** Start Data to process **

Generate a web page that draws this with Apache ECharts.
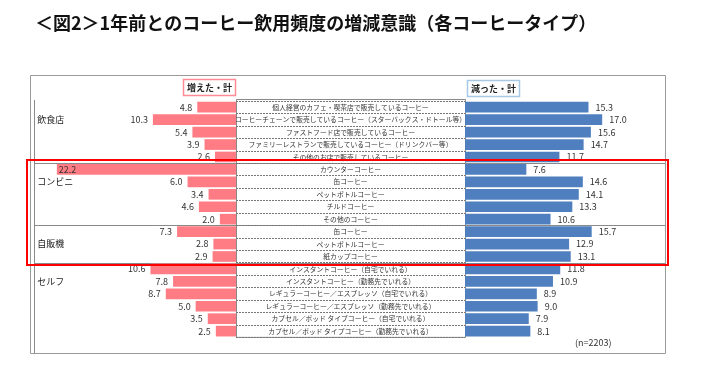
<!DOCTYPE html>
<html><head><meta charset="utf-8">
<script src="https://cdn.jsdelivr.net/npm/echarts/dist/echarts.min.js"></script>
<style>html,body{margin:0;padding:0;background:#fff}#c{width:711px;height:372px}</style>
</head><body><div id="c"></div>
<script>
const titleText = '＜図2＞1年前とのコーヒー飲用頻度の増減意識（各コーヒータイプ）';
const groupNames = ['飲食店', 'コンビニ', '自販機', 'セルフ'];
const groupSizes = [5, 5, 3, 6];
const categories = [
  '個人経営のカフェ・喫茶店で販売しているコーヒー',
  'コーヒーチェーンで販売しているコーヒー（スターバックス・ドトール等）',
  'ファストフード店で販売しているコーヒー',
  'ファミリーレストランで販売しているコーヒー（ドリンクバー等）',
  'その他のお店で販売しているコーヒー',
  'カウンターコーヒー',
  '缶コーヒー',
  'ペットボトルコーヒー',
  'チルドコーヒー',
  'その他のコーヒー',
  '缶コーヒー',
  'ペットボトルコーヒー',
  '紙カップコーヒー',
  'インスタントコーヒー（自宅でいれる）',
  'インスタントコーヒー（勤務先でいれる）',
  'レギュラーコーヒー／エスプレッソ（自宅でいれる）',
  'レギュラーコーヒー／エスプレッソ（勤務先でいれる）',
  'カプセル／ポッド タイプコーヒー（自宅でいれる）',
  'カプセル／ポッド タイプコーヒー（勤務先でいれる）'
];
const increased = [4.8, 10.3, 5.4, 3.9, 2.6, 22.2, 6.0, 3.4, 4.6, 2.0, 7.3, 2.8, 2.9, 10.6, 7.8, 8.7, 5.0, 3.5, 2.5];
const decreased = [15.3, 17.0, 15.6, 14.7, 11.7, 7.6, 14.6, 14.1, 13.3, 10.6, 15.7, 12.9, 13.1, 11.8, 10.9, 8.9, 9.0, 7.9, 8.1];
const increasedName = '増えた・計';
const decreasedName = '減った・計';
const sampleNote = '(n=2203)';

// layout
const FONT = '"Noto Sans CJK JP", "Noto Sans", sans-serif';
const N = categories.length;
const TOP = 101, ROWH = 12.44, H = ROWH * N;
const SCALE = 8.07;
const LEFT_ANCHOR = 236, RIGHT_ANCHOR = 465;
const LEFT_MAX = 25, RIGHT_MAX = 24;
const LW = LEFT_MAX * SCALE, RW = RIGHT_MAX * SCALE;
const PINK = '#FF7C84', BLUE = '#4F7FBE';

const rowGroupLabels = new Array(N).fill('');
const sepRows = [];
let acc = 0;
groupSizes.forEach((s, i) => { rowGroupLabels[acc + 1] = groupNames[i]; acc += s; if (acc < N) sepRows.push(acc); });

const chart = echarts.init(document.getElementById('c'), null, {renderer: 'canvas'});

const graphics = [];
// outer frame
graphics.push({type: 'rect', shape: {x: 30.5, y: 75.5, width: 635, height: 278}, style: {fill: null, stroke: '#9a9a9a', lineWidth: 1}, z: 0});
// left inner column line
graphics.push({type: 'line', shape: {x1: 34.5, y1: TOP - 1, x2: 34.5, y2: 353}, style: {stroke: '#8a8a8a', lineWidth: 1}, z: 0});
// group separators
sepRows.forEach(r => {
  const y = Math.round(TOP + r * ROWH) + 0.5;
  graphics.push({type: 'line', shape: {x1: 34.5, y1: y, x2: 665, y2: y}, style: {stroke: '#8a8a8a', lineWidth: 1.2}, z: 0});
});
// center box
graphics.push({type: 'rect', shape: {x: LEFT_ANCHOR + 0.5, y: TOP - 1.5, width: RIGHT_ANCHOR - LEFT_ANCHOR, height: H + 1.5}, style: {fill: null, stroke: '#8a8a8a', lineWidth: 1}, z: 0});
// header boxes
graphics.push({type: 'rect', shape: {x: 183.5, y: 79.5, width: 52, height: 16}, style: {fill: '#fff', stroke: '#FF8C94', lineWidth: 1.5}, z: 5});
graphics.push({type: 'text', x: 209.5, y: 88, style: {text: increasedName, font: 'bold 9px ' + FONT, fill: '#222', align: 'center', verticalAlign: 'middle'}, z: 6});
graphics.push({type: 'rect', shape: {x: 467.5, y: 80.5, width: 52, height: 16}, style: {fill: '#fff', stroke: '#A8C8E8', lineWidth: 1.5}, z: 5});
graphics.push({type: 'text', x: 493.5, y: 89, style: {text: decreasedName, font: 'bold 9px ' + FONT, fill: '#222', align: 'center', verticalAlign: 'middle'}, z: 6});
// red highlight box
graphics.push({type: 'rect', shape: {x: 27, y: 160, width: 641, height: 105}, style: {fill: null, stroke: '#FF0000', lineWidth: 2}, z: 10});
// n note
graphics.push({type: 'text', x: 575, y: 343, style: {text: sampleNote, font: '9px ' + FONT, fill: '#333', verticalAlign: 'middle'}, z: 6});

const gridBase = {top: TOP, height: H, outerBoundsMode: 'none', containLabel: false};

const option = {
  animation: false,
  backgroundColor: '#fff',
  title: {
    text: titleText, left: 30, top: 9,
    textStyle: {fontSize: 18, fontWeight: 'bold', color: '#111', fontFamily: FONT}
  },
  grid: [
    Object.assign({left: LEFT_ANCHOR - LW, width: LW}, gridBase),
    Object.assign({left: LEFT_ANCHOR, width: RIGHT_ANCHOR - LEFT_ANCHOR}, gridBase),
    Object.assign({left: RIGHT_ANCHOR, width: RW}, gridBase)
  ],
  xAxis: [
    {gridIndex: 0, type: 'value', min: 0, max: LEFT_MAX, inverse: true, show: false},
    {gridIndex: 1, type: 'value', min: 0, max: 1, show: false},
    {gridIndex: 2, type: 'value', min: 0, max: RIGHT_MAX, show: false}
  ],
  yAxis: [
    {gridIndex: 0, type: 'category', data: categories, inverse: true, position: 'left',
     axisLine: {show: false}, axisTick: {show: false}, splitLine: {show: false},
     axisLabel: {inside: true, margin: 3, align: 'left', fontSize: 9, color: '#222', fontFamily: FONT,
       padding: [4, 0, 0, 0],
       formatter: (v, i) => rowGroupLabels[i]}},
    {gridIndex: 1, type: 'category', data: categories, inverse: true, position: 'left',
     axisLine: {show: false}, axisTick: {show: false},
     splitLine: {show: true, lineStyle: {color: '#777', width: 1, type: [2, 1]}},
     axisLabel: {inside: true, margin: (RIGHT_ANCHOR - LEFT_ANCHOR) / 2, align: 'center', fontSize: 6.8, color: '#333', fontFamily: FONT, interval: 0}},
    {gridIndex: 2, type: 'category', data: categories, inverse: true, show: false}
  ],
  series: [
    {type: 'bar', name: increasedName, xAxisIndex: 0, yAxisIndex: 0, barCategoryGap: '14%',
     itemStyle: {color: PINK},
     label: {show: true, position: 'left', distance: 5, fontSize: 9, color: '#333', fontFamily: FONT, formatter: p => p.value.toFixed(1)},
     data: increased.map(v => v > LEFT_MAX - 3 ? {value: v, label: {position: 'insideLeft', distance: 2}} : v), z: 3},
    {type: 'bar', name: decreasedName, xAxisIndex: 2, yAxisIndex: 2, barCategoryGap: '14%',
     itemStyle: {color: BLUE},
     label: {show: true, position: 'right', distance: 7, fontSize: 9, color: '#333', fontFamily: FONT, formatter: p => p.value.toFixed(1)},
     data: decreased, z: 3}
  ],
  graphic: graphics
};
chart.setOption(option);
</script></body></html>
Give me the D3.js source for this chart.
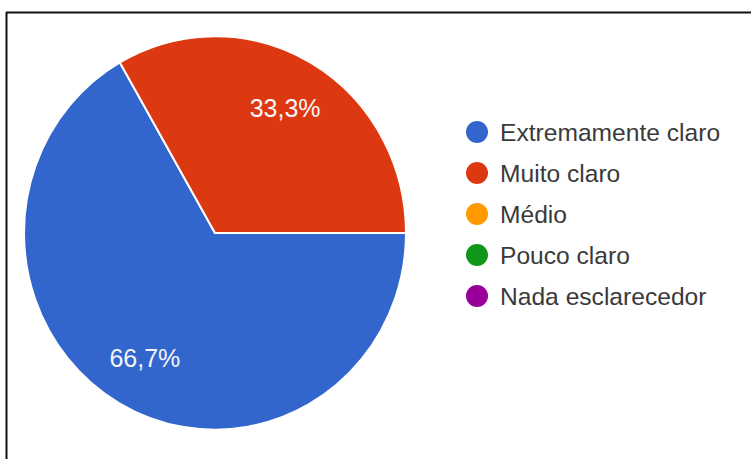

** End Data to process **

• **What you have to do**: Every entry must be written out exactly, with all pictures left out.

• **Solution to this problem**:
Generate a web page that draws this with Apache ECharts.
<!DOCTYPE html>
<html><head><meta charset="utf-8">
<script src="https://cdn.jsdelivr.net/npm/echarts/dist/echarts.min.js"></script>
<style>html,body{margin:0;padding:0;background:#fff}#c{width:711px;height:372px}</style>
</head><body><div id="c"></div>
<script>
const titleText = '＜図2＞1年前とのコーヒー飲用頻度の増減意識（各コーヒータイプ）';
const groupNames = ['飲食店', 'コンビニ', '自販機', 'セルフ'];
const groupSizes = [5, 5, 3, 6];
const categories = [
  '個人経営のカフェ・喫茶店で販売しているコーヒー',
  'コーヒーチェーンで販売しているコーヒー（スターバックス・ドトール等）',
  'ファストフード店で販売しているコーヒー',
  'ファミリーレストランで販売しているコーヒー（ドリンクバー等）',
  'その他のお店で販売しているコーヒー',
  'カウンターコーヒー',
  '缶コーヒー',
  'ペットボトルコーヒー',
  'チルドコーヒー',
  'その他のコーヒー',
  '缶コーヒー',
  'ペットボトルコーヒー',
  '紙カップコーヒー',
  'インスタントコーヒー（自宅でいれる）',
  'インスタントコーヒー（勤務先でいれる）',
  'レギュラーコーヒー／エスプレッソ（自宅でいれる）',
  'レギュラーコーヒー／エスプレッソ（勤務先でいれる）',
  'カプセル／ポッド タイプコーヒー（自宅でいれる）',
  'カプセル／ポッド タイプコーヒー（勤務先でいれる）'
];
const increased = [4.8, 10.3, 5.4, 3.9, 2.6, 22.2, 6.0, 3.4, 4.6, 2.0, 7.3, 2.8, 2.9, 10.6, 7.8, 8.7, 5.0, 3.5, 2.5];
const decreased = [15.3, 17.0, 15.6, 14.7, 11.7, 7.6, 14.6, 14.1, 13.3, 10.6, 15.7, 12.9, 13.1, 11.8, 10.9, 8.9, 9.0, 7.9, 8.1];
const increasedName = '増えた・計';
const decreasedName = '減った・計';
const sampleNote = '(n=2203)';

// layout
const FONT = '"Noto Sans CJK JP", "Noto Sans", sans-serif';
const N = categories.length;
const TOP = 101, ROWH = 12.44, H = ROWH * N;
const SCALE = 8.07;
const LEFT_ANCHOR = 236, RIGHT_ANCHOR = 465;
const LEFT_MAX = 25, RIGHT_MAX = 24;
const LW = LEFT_MAX * SCALE, RW = RIGHT_MAX * SCALE;
const PINK = '#FF7C84', BLUE = '#4F7FBE';

const rowGroupLabels = new Array(N).fill('');
const sepRows = [];
let acc = 0;
groupSizes.forEach((s, i) => { rowGroupLabels[acc + 1] = groupNames[i]; acc += s; if (acc < N) sepRows.push(acc); });

const chart = echarts.init(document.getElementById('c'), null, {renderer: 'canvas'});

const graphics = [];
// outer frame
graphics.push({type: 'rect', shape: {x: 30.5, y: 75.5, width: 635, height: 278}, style: {fill: null, stroke: '#9a9a9a', lineWidth: 1}, z: 0});
// left inner column line
graphics.push({type: 'line', shape: {x1: 34.5, y1: TOP - 1, x2: 34.5, y2: 353}, style: {stroke: '#8a8a8a', lineWidth: 1}, z: 0});
// group separators
sepRows.forEach(r => {
  const y = Math.round(TOP + r * ROWH) + 0.5;
  graphics.push({type: 'line', shape: {x1: 34.5, y1: y, x2: 665, y2: y}, style: {stroke: '#8a8a8a', lineWidth: 1.2}, z: 0});
});
// center box
graphics.push({type: 'rect', shape: {x: LEFT_ANCHOR + 0.5, y: TOP - 1.5, width: RIGHT_ANCHOR - LEFT_ANCHOR, height: H + 1.5}, style: {fill: null, stroke: '#8a8a8a', lineWidth: 1}, z: 0});
// header boxes
graphics.push({type: 'rect', shape: {x: 183.5, y: 79.5, width: 52, height: 16}, style: {fill: '#fff', stroke: '#FF8C94', lineWidth: 1.5}, z: 5});
graphics.push({type: 'text', x: 209.5, y: 88, style: {text: increasedName, font: 'bold 9px ' + FONT, fill: '#222', align: 'center', verticalAlign: 'middle'}, z: 6});
graphics.push({type: 'rect', shape: {x: 467.5, y: 80.5, width: 52, height: 16}, style: {fill: '#fff', stroke: '#A8C8E8', lineWidth: 1.5}, z: 5});
graphics.push({type: 'text', x: 493.5, y: 89, style: {text: decreasedName, font: 'bold 9px ' + FONT, fill: '#222', align: 'center', verticalAlign: 'middle'}, z: 6});
// red highlight box
graphics.push({type: 'rect', shape: {x: 27, y: 160, width: 641, height: 105}, style: {fill: null, stroke: '#FF0000', lineWidth: 2}, z: 10});
// n note
graphics.push({type: 'text', x: 575, y: 343, style: {text: sampleNote, font: '9px ' + FONT, fill: '#333', verticalAlign: 'middle'}, z: 6});

const gridBase = {top: TOP, height: H, outerBoundsMode: 'none', containLabel: false};

const option = {
  animation: false,
  backgroundColor: '#fff',
  title: {
    text: titleText, left: 30, top: 9,
    textStyle: {fontSize: 18, fontWeight: 'bold', color: '#111', fontFamily: FONT}
  },
  grid: [
    Object.assign({left: LEFT_ANCHOR - LW, width: LW}, gridBase),
    Object.assign({left: LEFT_ANCHOR, width: RIGHT_ANCHOR - LEFT_ANCHOR}, gridBase),
    Object.assign({left: RIGHT_ANCHOR, width: RW}, gridBase)
  ],
  xAxis: [
    {gridIndex: 0, type: 'value', min: 0, max: LEFT_MAX, inverse: true, show: false},
    {gridIndex: 1, type: 'value', min: 0, max: 1, show: false},
    {gridIndex: 2, type: 'value', min: 0, max: RIGHT_MAX, show: false}
  ],
  yAxis: [
    {gridIndex: 0, type: 'category', data: categories, inverse: true, position: 'left',
     axisLine: {show: false}, axisTick: {show: false}, splitLine: {show: false},
     axisLabel: {inside: true, margin: 3, align: 'left', fontSize: 9, color: '#222', fontFamily: FONT,
       padding: [4, 0, 0, 0],
       formatter: (v, i) => rowGroupLabels[i]}},
    {gridIndex: 1, type: 'category', data: categories, inverse: true, position: 'left',
     axisLine: {show: false}, axisTick: {show: false},
     splitLine: {show: true, lineStyle: {color: '#777', width: 1, type: [2, 1]}},
     axisLabel: {inside: true, margin: (RIGHT_ANCHOR - LEFT_ANCHOR) / 2, align: 'center', fontSize: 6.8, color: '#333', fontFamily: FONT, interval: 0}},
    {gridIndex: 2, type: 'category', data: categories, inverse: true, show: false}
  ],
  series: [
    {type: 'bar', name: increasedName, xAxisIndex: 0, yAxisIndex: 0, barCategoryGap: '14%',
     itemStyle: {color: PINK},
     label: {show: true, position: 'left', distance: 5, fontSize: 9, color: '#333', fontFamily: FONT, formatter: p => p.value.toFixed(1)},
     data: increased.map(v => v > LEFT_MAX - 3 ? {value: v, label: {position: 'insideLeft', distance: 2}} : v), z: 3},
    {type: 'bar', name: decreasedName, xAxisIndex: 2, yAxisIndex: 2, barCategoryGap: '14%',
     itemStyle: {color: BLUE},
     label: {show: true, position: 'right', distance: 7, fontSize: 9, color: '#333', fontFamily: FONT, formatter: p => p.value.toFixed(1)},
     data: decreased, z: 3}
  ],
  graphic: graphics
};
chart.setOption(option);
</script></body></html>
Give me the D3.js source for this chart.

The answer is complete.